When to Bring in a Fractional Chief Growth Officer (CGO): A Practical Guide for SMBs and SMEs

Jul 6, 2026Blog0 comments

You’ve hit the plateau. Revenue’s flat, the team’s working harder than last year, and the marketing “strategy” is whatever got posted last week. You know something needs to change. You also know a single full time growth executive runs $200K or more before benefits, equity, or a single dollar of spend, and you’re not ready to make that bet.

Whether you call it a small and midsize business (SMB) or a small and midsize enterprise (SME), the math doesn’t change: growth needs one owner, not two open executive seats.

Here’s the option most business owners never get pitched: you don’t need a CMO. You need a Chief Growth Officer, and you don’t need one full time.

The Gap One Executive Alone Doesn’t Close

One executive owns the message. Another owns the pipeline and the close. Hire only one, and you’ve bought half the growth engine.

Most SMBs and SMEs can’t justify two executive salaries to cover both halves. So they hire neither, and patch the gap with contractors, a part time marketing hire, and an agency retainer that runs Promotion before anyone’s answered what actually makes the business the obvious choice.

That’s the expensive version of doing nothing.

What a Fractional Chief Growth Officer Actually Does

A Fractional Chief Growth Officer (CGO) combines both seats: the marketing strategy of a CMO and the commercial execution of a CCO, run by one operator who’s accountable to a single number. Revenue.

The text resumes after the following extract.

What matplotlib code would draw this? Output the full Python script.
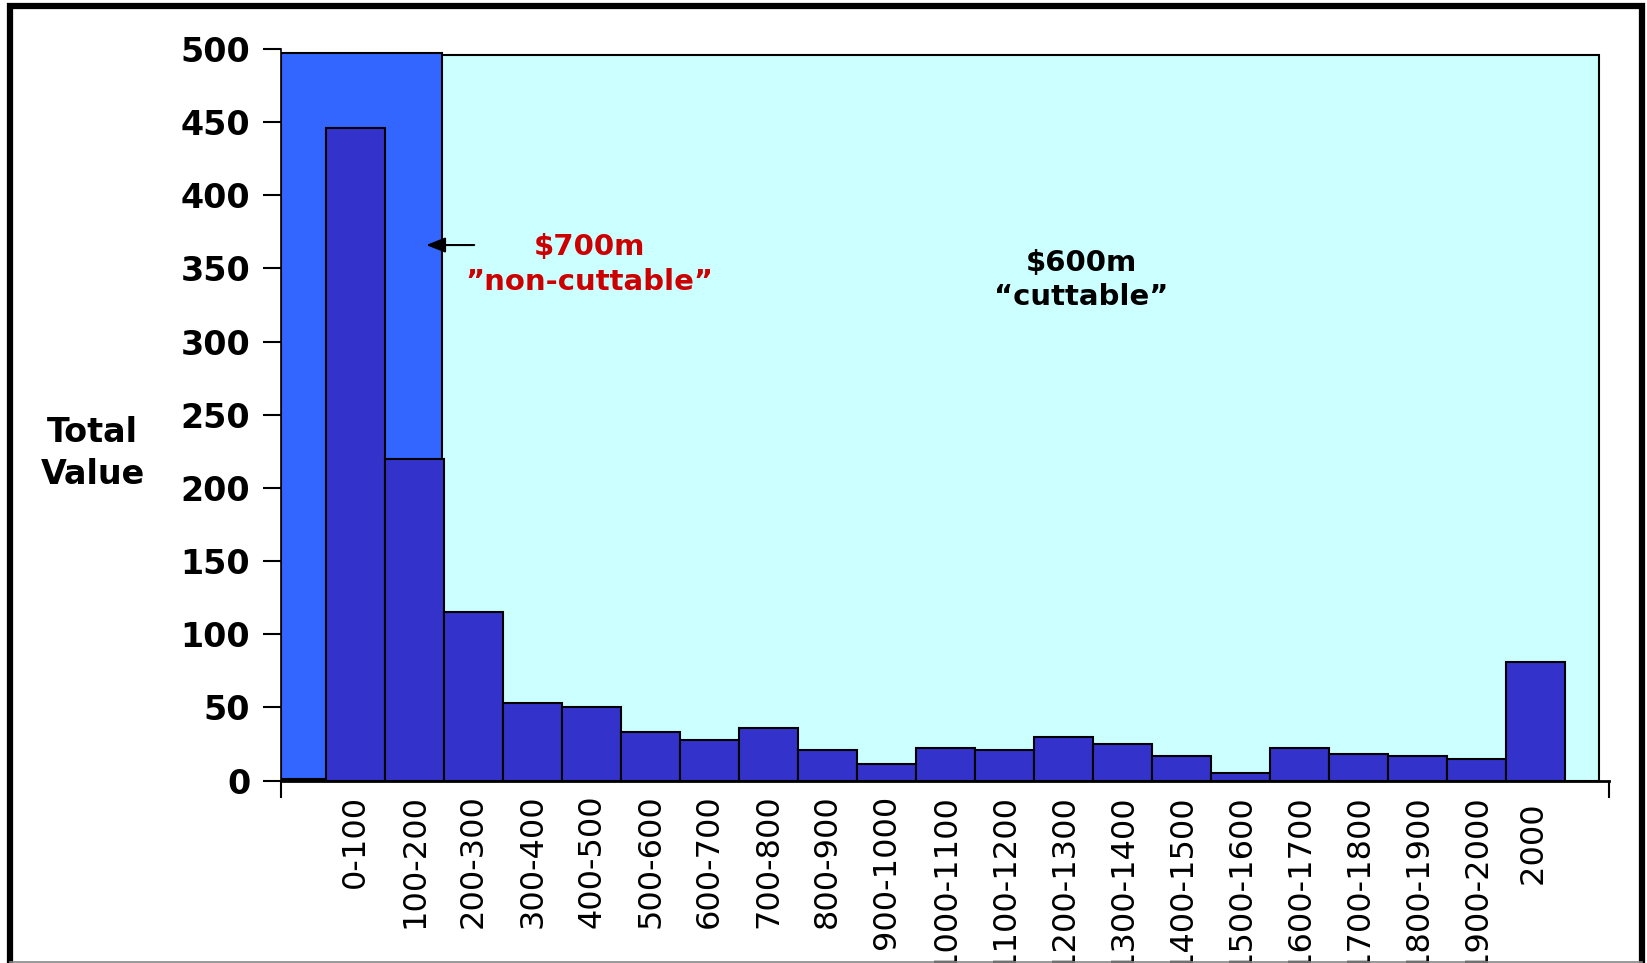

The model runs on three rules:

  • Growth is one function, not two departments negotiating with each other. Message and pipeline get built in the same sequence, by the same person.
  • Organic before paid. Paid media is a tool for the small share of businesses that have already built the foundation. Everyone else is renting attention on top of a message that hasn’t earned it yet.
  • Fractional means flexible, not lesser. You get the strategic seat without the six figure base, the equity grant, or the long notice period if it’s not working.

Five Signs It’s Time

  • Revenue has been flat for two or more quarters despite the team working harder, not less
  • Marketing and sales blame each other for missed targets, and neither owns the number
  • You’re running ads, posting content, or both, and neither is producing a predictable pipeline
  • Referrals used to carry the business and they’ve started to dry up
  • You know you need senior strategy but can’t justify $200K or more for a single function hire

If two or more of these are true, the plateau isn’t a tactics problem. It’s a sequence problem, and it’s getting more expensive every month it goes unaddressed.

What Changes First

A fractional CGO doesn’t start with a content calendar or a media plan. The first question is the one most businesses have never had to answer out loud: what’s the one, specific, ownable reason a buyer chooses you over every other option in the category?

Pricing, channel, and message sequence behind that answer. Promotion runs last, because it’s the only step that can’t fix what’s broken upstream.

What This Costs You Instead

Stack two full time growth executives together and you’re past $400K in loaded cost before a single campaign runs. That math holds whether you’re a $2M SMB or a $150M SME. A fractional CGO gets you both functions in one seat, sequenced correctly, at a fraction of that number, with terms you can walk away from if it’s not working.

You’re not choosing between growth and affordability. You’re choosing whether to keep patching the gap or finally close it.